Yes, using OTLP is not a problem and meets expectations, but we also have to consider ways to be compatible with prometheusreceiver

dashpole commented 2 years ago

Sorry, just finding this. After https://github.com/open-telemetry/opentelemetry-collector-contrib/issues/8265, we will support receiving resource information from the target info metric. It should be possible after that to choose either to keep service.name (from job), or to upsert it from the service_name resource attribute (which was set in the client lib) by using the resource processor.

github-actions[bot] commented 2 years ago

This issue has been inactive for 60 days. It will be closed in 60 days if there is no activity. To ping code owners by adding a component label, see Adding Labels via Comments, or if you are unsure of which component this issue relates to, please ping @open-telemetry/collector-contrib-triagers. If this issue is still relevant, please ping the code owners or leave a comment explaining why it is still relevant. Otherwise, please close it.

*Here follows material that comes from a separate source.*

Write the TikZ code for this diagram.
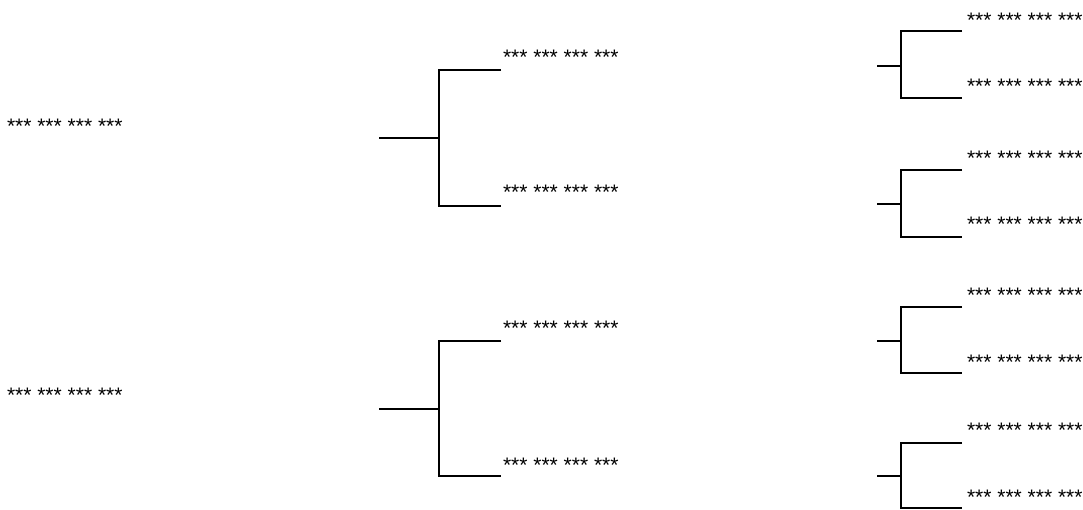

alexrudd commented 1 year ago

For anyone else who comes across this. Here's the processor config I used to correct my service_name label as it had been combining it with the prometheus receiver job_name.

processors:
  resource:
    attributes:
    - key: service.name
      from_attribute: service_name
      action: upsert
    - key: service_name
      action: delete

Though annoyingly this will delete the service_name label from the target_info metric. If anyone knows how to have this processor only apply to metrics other than target_info please share.

github-actions[bot] commented 1 year ago

This issue has been inactive for 60 days. It will be closed in 60 days if there is no activity. To ping code owners by adding a component label, see Adding Labels via Comments, or if you are unsure of which component this issue relates to, please ping @open-telemetry/collector-contrib-triagers. If this issue is still relevant, please ping the code owners or leave a comment explaining why it is still relevant. Otherwise, please close it.

github-actions[bot] commented 1 year ago

This issue has been closed as inactive because it has been stale for 120 days with no activity.